Risultato? Oggi in Italia il 15% dei lavoratori, cioè oltre 3,7 milioni di persone, sono precari, spesso giovani, quasi sempre sottopagati: un nuovo sottoproletariato (senza prole, troppo costosa), che oltre ad accumulare rabbia e frustrazione, sta innescando una “mina pensionistica” di catastrofiche dimensioni.
Si tratta infatti di una massa di lavoratori che sta accantonando contributi largamente insufficienti ad assicurarsi una pensione adeguata. E siccome, come commentano Alesina e Giavazzi, una pensione, per quanto misera, prima o poi gliela si dovrà pagare, “in futuro il deficit dell’Inps esploderà.”
Più flessibilità e più sicurezza per tutti
Che fare, dunque? Regolarizzare i precari? Ma puntare di nuovo a rendere “stabile e sicuro” ogni posto di lavoro non è possibile, lo si è già visto.
In un’economia che cambia – ed evolve oggi molto più rapidamente che in passato, perché viviamo in un mondo in cui le conoscenze sono state messe “in rete”, con un’esplosione di scoperte, innovazioni e creatività – il lavoro non può che cambiare.

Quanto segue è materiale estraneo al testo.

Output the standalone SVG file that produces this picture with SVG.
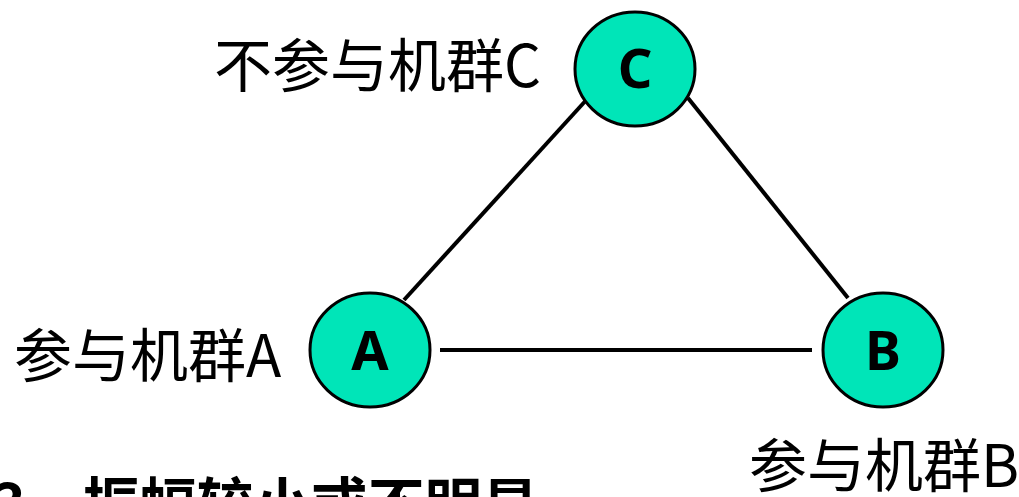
<svg xmlns="http://www.w3.org/2000/svg" width="1019" height="497" viewBox="0 0 1019 497">
<style>
.node{fill:#00E5B8;stroke:#000;stroke-width:3}
.nl{font-family:"Noto Sans","Noto Sans CJK SC",sans-serif;font-weight:bold;font-size:54px;text-anchor:middle;fill:#000}
.lb{font-family:"Noto Sans CJK SC",sans-serif;font-size:58px;fill:#000}
.edge{stroke:#000;stroke-width:4;fill:none}
</style>
<rect width="1019" height="497" fill="#fff"/>
<g id="connectors">
<line class="edge" x1="589" y1="97" x2="404" y2="300"/>
<line class="edge" x1="688" y1="98" x2="848" y2="298"/>
<line class="edge" x1="440" y1="350" x2="812" y2="350"/>
</g>
<g id="nodeC">
<ellipse class="node" cx="635" cy="69" rx="60" ry="57"/>
<text class="nl" x="635" y="88">C</text>
</g>
<g id="nodeA">
<ellipse class="node" cx="370" cy="350" rx="60" ry="57"/>
<text class="nl" x="370" y="370">A</text>
</g>
<g id="nodeB">
<ellipse class="node" cx="883" cy="350" rx="60" ry="57"/>
<text class="nl" x="883" y="370">B</text>
</g>
<g id="labels">
<text class="lb" x="214" y="87">不参与机群C</text>
<text class="lb" x="14" y="377">参与机群A</text>
<text class="lb" x="749" y="487">参与机群B</text>
<text font-family="Noto Sans CJK SC,sans-serif" font-weight="bold" font-size="57" x="-8" y="525">3、振幅较小或不明显</text>
</g>
</svg>
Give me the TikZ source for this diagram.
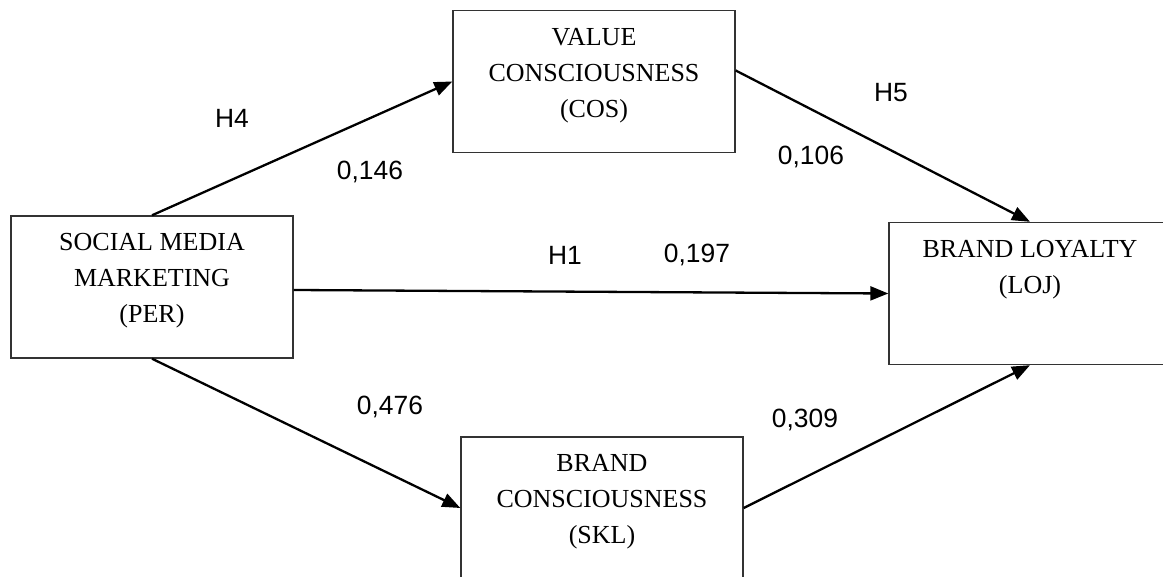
\documentclass[tikz,border=0pt]{standalone}
\usepackage{fontspec}
\setmainfont{Liberation Serif}
\newfontfamily\lblfont{Liberation Sans}
\usetikzlibrary{arrows.meta,positioning}

\begin{document}
\begin{tikzpicture}[
  x=0.5pt,y=-0.5pt,
  box/.style={draw=black!80,line width=0.7pt,minimum width=141pt,minimum height=71pt,inner sep=0pt},
  boxtxt/.style={align=center,inner sep=0pt,font=\fontsize{13}{18}\selectfont},
  lbl/.style={font=\lblfont\fontsize{13.2}{15}\selectfont,inner sep=0pt},
  ar/.style={-{Triangle[length=9pt,width=7pt]},line width=1.15pt}
]
\useasboundingbox (0,0) rectangle (1163,577);
% constructs
\node[box] (per) at (152,287) {};
\node[box] (cos) at (594,81.5) {};
\node[box] (loj) at (1030,293.5) {};
\node[box] (skl) at (602,508) {};
\node[boxtxt,below=9pt of per.north] (perT) {SOCIAL MEDIA\\MARKETING\\(PER)};
\node[boxtxt,below=9pt of cos.north] (cosT) {VALUE\\CONSCIOUSNESS\\(COS)};
\node[boxtxt,below=9pt of loj.north] (lojT) {BRAND LOYALTY\\(LOJ)};
\node[boxtxt,below=9pt of skl.north] (sklT) {BRAND\\CONSCIOUSNESS\\(SKL)};
% paths
\draw[ar] (per.north) -- (cos.west);
\draw[ar] ([yshift=5.5pt]cos.east) -- (loj.north);
\draw[ar] ([yshift=-1.5pt]per.east) -- (loj.west);
\draw[ar] (per.south) -- (skl.west);
\draw[ar] (skl.east) -- (loj.south);
% coefficients
\node[lbl] (h4) at (232,118) {H4};
\node[lbl] (b4) at (370,172) {0,146};
\node[lbl] (h5) at (891,93) {H5};
\node[lbl] (b5) at (811,157) {0,106};
\node[lbl] (h1) at (565,255) {H1};
\node[lbl] (b1) at (697,255) {0,197};
\node[lbl] (b2) at (390,407) {0,476};
\node[lbl] (b3) at (805,420) {0,309};
\end{tikzpicture}
\end{document}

La strada allora è quella che già hanno percorso, con successo, diversi altri paesi: più flessibilità del posto di lavoro, per tutti e non solo per alcuni, e più sicurezza per i lavoratori disoccupati, per tutti e non solo per alcuni.
Concludo con le parole di Alesina e Giavazzi:
“Perché l’Italia riprenda a crescere occorre lasciar operare la ‘distruzione creativa’ e difendere i lavoratori, non i posti di lavoro. Questo non solo aumenta l’efficienza ma riduce i privilegi dei lavoratori anziani a vantaggio dei giovani, quelli delle imprese già sul mercato e protette a vantaggio di potenziali nuovi entranti, premia la meritocrazia e non le rendite di posizione, insomma questo sì è di sinistra.”
E, oltre che di sinistra, penso io, dovrebbe essere anche più cattolico, se quello che sta a cuore ai cattolici è davvero “il bene comune” e un paese meno iniquo.